The major stock market averages gapped up at the open. The Dow and SPX are currently up 134 pts & .75%, respectively. Banks, semiconductors, biotechs and transports are leading the way (all +1% or more). Utilities is the only sector in the red. The dollar is down a bit and most commodities are slightly higher. Oil prices ticked up after a positive gasoline inventory report. WTI crude oil is hovering around $44.70/barrel. Bonds are selling off again for the second consecutive day. The 5-year Treasury yield is up to 1.83% and the 10-year yield is up to 2.22%. Most of the move is reaction to recent comments from central bankers. Yesterday, Fed Chair Janet Yellen said the banking sector is very strong and she doesn’t expect another financial crisis in our lifetimes. Also, European Central Bank (ECB) chief Mario Draghi essentially declared victory over deflation in Europe. Today, Bank of England (BOE) chief Carney said the BOE may have to start raising interest rates soon. 

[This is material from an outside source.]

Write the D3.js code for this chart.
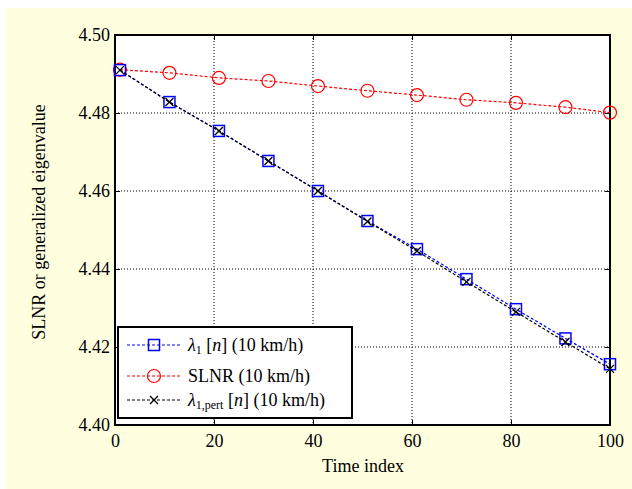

Technology is 2017’s best-performing sector, up nearly 18%. And the FAANG stocks (Facebook, Apple, Amazon, Netflix, Google) are all up 20% or more. But the Nasdaq 100 Index (NDX) just yesterday breeched its 50-day moving average for the first time since December. So you can bet traders will be watching closely for any signs of continued weakness in momentum. At the moment, NDX is down 3.6% from its 6/9 peak. 

US pending home sales (i.e. contracts signed) disappointed economists with a .8% decline in May from prior month levels. But while the headline is clearly negative, reality isn’t so bad. On a year-over-year basis, pending sales rose .5%, exactly in line with Wall Street the consensus forecast. And this is a welcome turnaround from April’s -5.8% y/y rate. Bloomberg explains that the “housing market is settling back to a slower pace because listings remain limited. That’s driving up asking prices and presenting a hurdle for first-time and younger prospective buyers. Nonetheless, steady hiring, easier credit availability and borrowing costs still near historically low levels are supportive for the housing recovery.” 
 
The Federal Reserve is scheduled to announce results of the second part of its annual bank stress test, called CCAR. This is the more important test, the results of which determine whether banks can increase their dividends and stock buy-backs. Price action in the KBW Bank Index (BKX) over the last few days seems to be predicting positive results.